Monday, September 10, 2007

A arrogância do império de sua majestade


O caso de Madeleine Maccan, mais do que mostrar quão insaciável é a curiosidade humana pela miséria e azar dos outros – incluindo a miúda-, revela a sanha com que os países europeus se atacam uns aos outros e a rapidez com que o verniz se parte quando surgem quezílias entre as nações. Isto não tinha que ser assim. Ou melhor, nada no conspecto europeu indiciaria que os países que fazem parte de uma mesma união – mas que significa ela, para além de livre circulação de pessoas e bens – se pudessem digladiar pela autoria de um crime. Isto é tanto mais ridículo quanto parece que neste caso se tornou mais importante imputar o crime ao outro do que propriamente resolvê-lo.

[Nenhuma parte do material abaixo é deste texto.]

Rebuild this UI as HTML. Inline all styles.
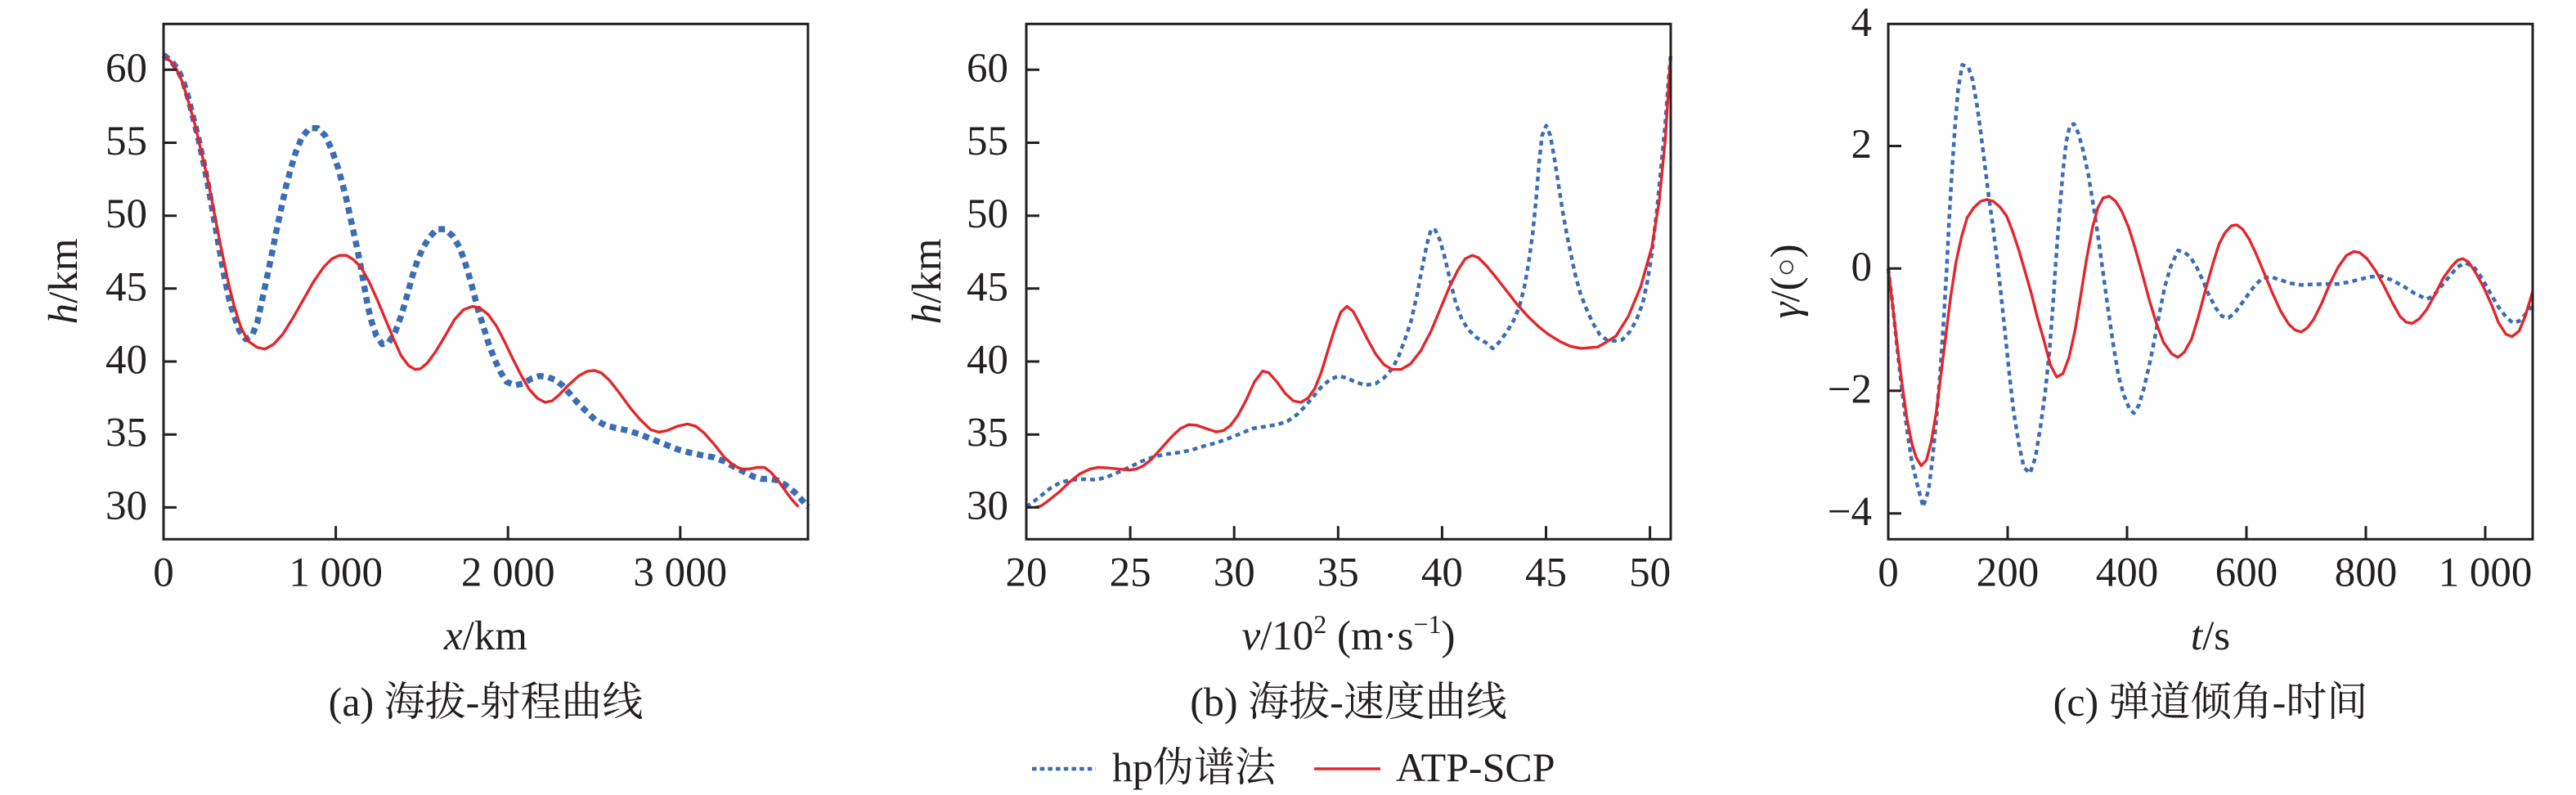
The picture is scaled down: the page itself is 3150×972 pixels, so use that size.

O caso MacCan possui todos os contornos de um incidente diplomático. Por um lado, jornais a lançarem acusações contra o país adversário; especulações e comentários pouco judiciosos por parte de pessoas com alto grau de responsabilidade – Barra da Costa é a perfeita exemplificação de como se pode cair no dislate apenas por defesa de orgulho corporativo. Por outro lado, saltaram acusações de incompetência como se fossem o santo e a senha desta contenda. Se os jornais britânicos acusaram a polícia portuguesa de ser incompetente, os portugueses não se fizeram rogados e demonstraram por artíficios retóricos como era possível um laboratório britânico demorar tanto tempo com uma porcaria de umas análises. Ninguém percebe nada do raio das análises, mas assim como assim, as esclarecidas mentes jornalísticas – e policiais – disseram imediatamente que aquilo era coisa para se fazer em 48 horas. Ora num país que é famoso pela expediência com que trata todos os seus assuntos, desde operações de cirurgia até reembolsos das finanças, uma tão enfática declaração de celeridade passa por ser algo de inusitado.
Do outro lado da mancha, andam os tablóides e outros menos amarelos a especular sobre as culpas que a polícia portuguesa possa ter tido no desenrolar deste caso. Sobretudo, quanto à sua resolução, caso se conclua que os pais da pequena estiveram envolvidos no seu desaparecimento. Como diz o artigo do Guardian acima citado, eles bem que preferiam que fosse um português, feio e façanhudo, com historial de crimes sexuais, de preferência com muita pedofilia à mistura, e se pudesse ser cigano, isso seria a cereja no topo do bolo! Infelizmente as sinuosidades da criminologia não se vergam facilmente às esterotipias jornalísticas. E lá temos problemas: porque se anda um país todo a suspirar para que seja um porco de um português e resulta que sai na rifa um casal oxigenado, da melhor cepa britânica, cirurgião destacado no seu círculo eleitoral, é caso para estragar os fantasmas aos súbditos de sua majestade.
E no entanto, ou apesar disso, o impasse a que a investigação parece ter chegado não augura um desfecho fabuloso para a história. Não obstante os jornais portugueses berrarem que há provas irrefutáveis contra os MacCan, porque o teste do ADN deu positivo quer nas roupas da mãe quer num carro alugado três semanas após o desaparecimento, o facto é que se o teste de ADN não fornece uma correspondência perfeita, existe margem muita alargada para diversas hipóteses. Lá vêm os peritos ingleses, estrategicamente silenciados pela imprensa portuguesa, avisar que, sim senhora, há ADNs compatíveis, mas é preciso saber, sem margem para dúvidas, se o ADN não pertencerá aos irmãos. Não possuo conhecimentos suficientes sobre as leituras de teste de ADN, porém o que parece relevante é que ainda não há prova irrefutável, apesar de os jornais portugueses darem já o caso por encerrado.
Os britânicos, na sua arrogância costumeira, continuam a achar – e a propalar – que é impensável que a autoria de um tal crime pudesse ser atribuída a uma bela família de classe alta britânica. A polícia portugueza (e suspeita-se que o governo sócrates também) reza à senhora de fátima para que o crime tenha sido cometido pelos insidiosos burgueses da britânia, vindicando assim uma vitória que nos foi roubada nos idos de 60 (um dia hão-de ser os gregos, mas isso terá que ser por uma qualquer desavença sobre as origens da Acrópole). Portanto, as apostas estão lançadas e é ver quem dá mais. De um lado, um país suspenso no bom nome da sua polícia. Do outro, um país à beira de um ataque de nervos pelo bom nome da sua gente. Só que, se crimes e acidentes respondessem a padrões de previsibilidade (e esta é sempre fundada num qualquer preconceito) não existiam detectives nem companhias de seguro. Como dizem do outro lado do canal: Shit happens!